Ik woon tans in een vooreijnd van het huijs van Hendrik Gutker te Hargen tus-
schen Groet en Camp.
De slag van 10 Septb. stond ik met mijn huijs net in de linie tusschen het vuur
van de 2 vijanden in, de Franse bezuijden en de Engelse benoorden mijn huijs.
's Morgens om half 4 uere begon het vuur en duurde tot 12 uere toe en wij kon
den niet weg komen, doe heb ik met mijn geheel huijsgezinne dien tijd kwaad
geleegen in het onderhuijs agter de hooijberg en aldaar het vuur doorgestaan
met benauwdheijd. Want het daaverde om en door het huijs van de snaphaan en
kanon koegels.
En dien avond ook beneevens de watermoolen en 't moolenhuijs in brand
geraakt met agterlaaten van alle onse goederen.
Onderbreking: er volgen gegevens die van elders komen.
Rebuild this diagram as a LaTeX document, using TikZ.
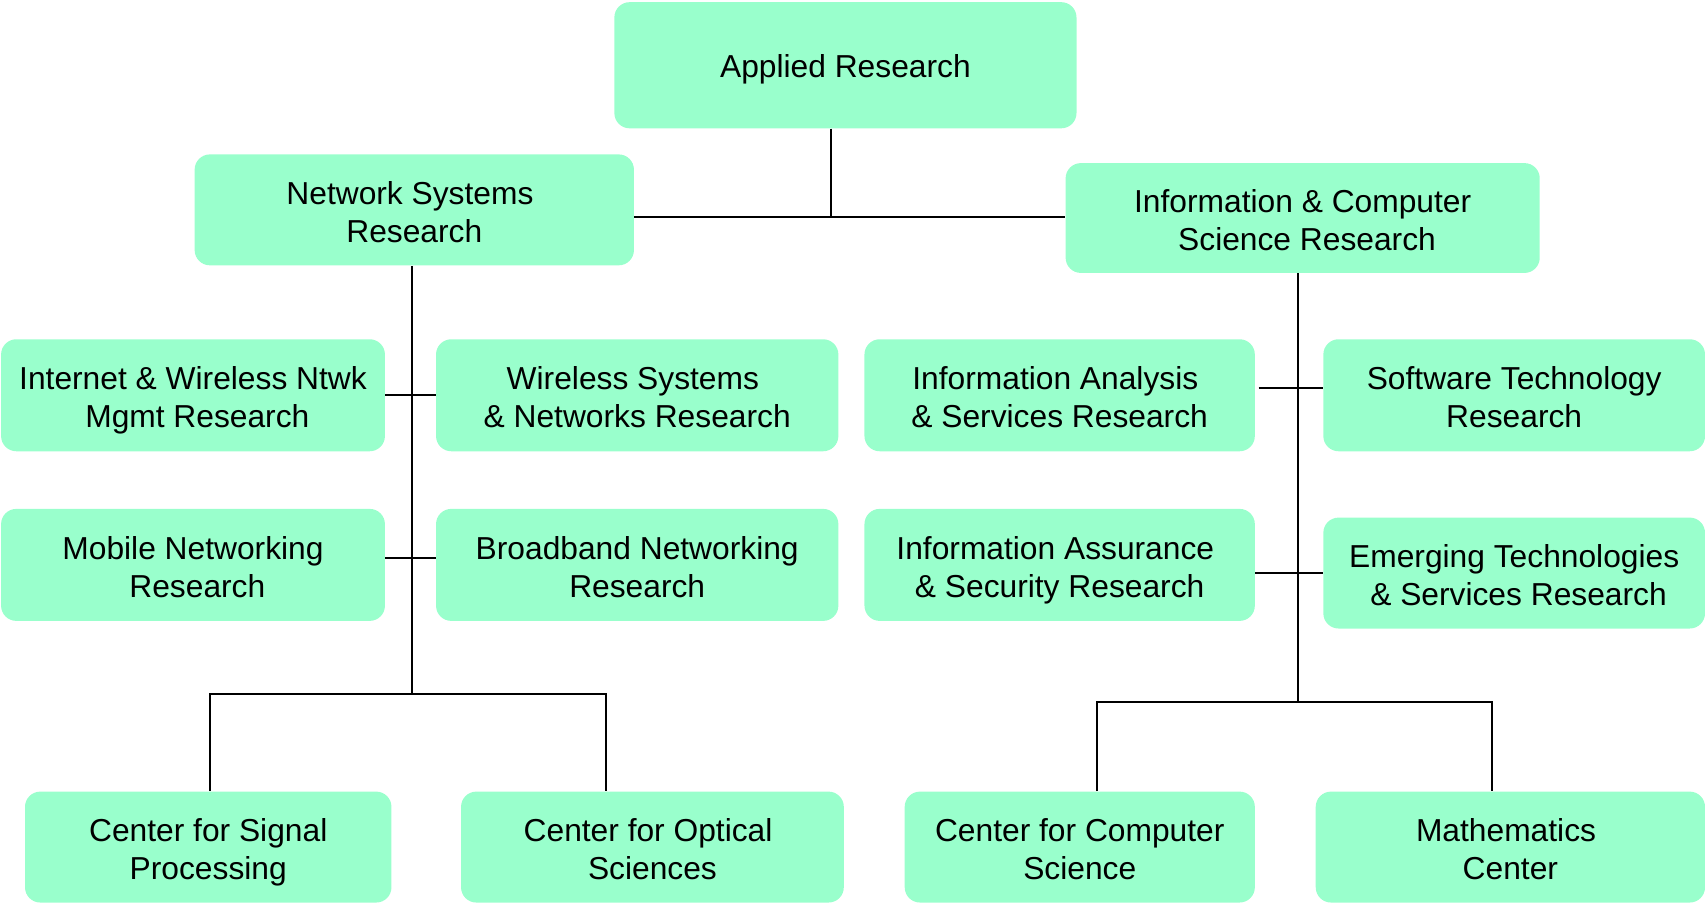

Wij kreijgen alhier op order van
het departementaal bestuur van Texel brood en vlees 't welk meest alle de
gevlugte burgeren doet binnenkomen.
Verder worden dan nog zaken de predikant en de schoolmeester
betreffende behandeld. De brief eindigt met:
"Ik blijf met haast na minzaame groete en agting, ook van mijn vrouw en
kinderen, God geeve ons vreede, wij weeten nu hier wat oorlog is,"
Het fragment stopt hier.